When combined with splitting the template creation as mentioned above, it allows the business analyst to work in parallel with the developer, reducing the component creation time by half. Furthermore, each additional report that uses the same extract requires zero development time.
The only weakness of this solution, that I can see, may also be seen as a significant strength. If the extract contains a calculation error, the error impacts all of the linked templates/reports that use the same extract. Arguably a similar problem would arise if a substantial portion of a report was copied from one to another when developed individually. But, with the new method of extracts/reports, the single fix to the extract would fix all of the reports.
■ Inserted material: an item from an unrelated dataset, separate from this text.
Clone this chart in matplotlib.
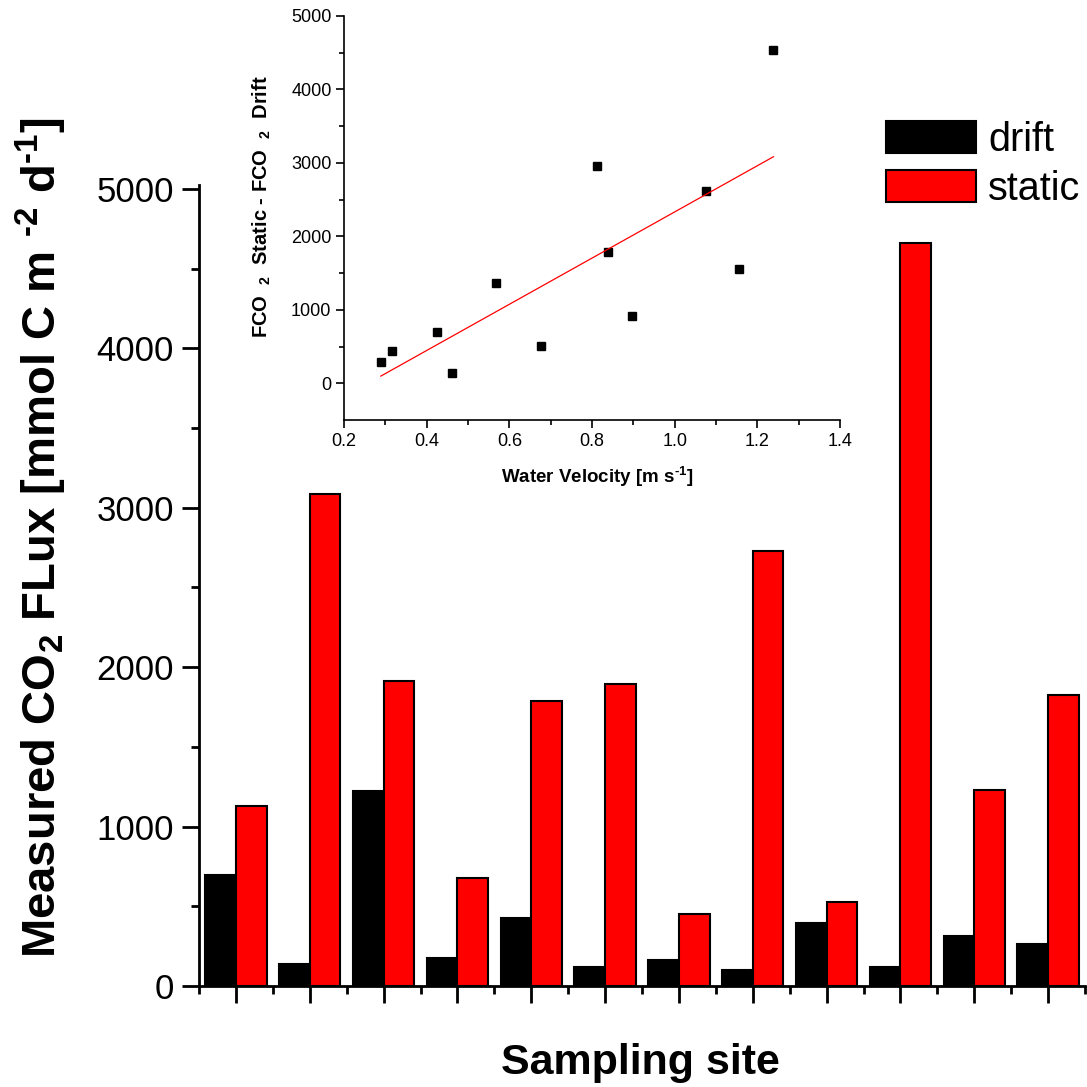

This would not be possible if each component was developed independently, where each component would have to go through its own rounds of testing and deployment.
Our organization continues to leverage the capabilities of BI Publisher within Oracle E-business applications. At the time of writing this, we are using an extract for Discrete Job, WIP Move, and Inventory Move Order based reports. This past week we were able to add an additional report output based on our WIP Move extract to one of our inventory organizations in production in less than one business day. The agility BI publisher provides our business is astounding.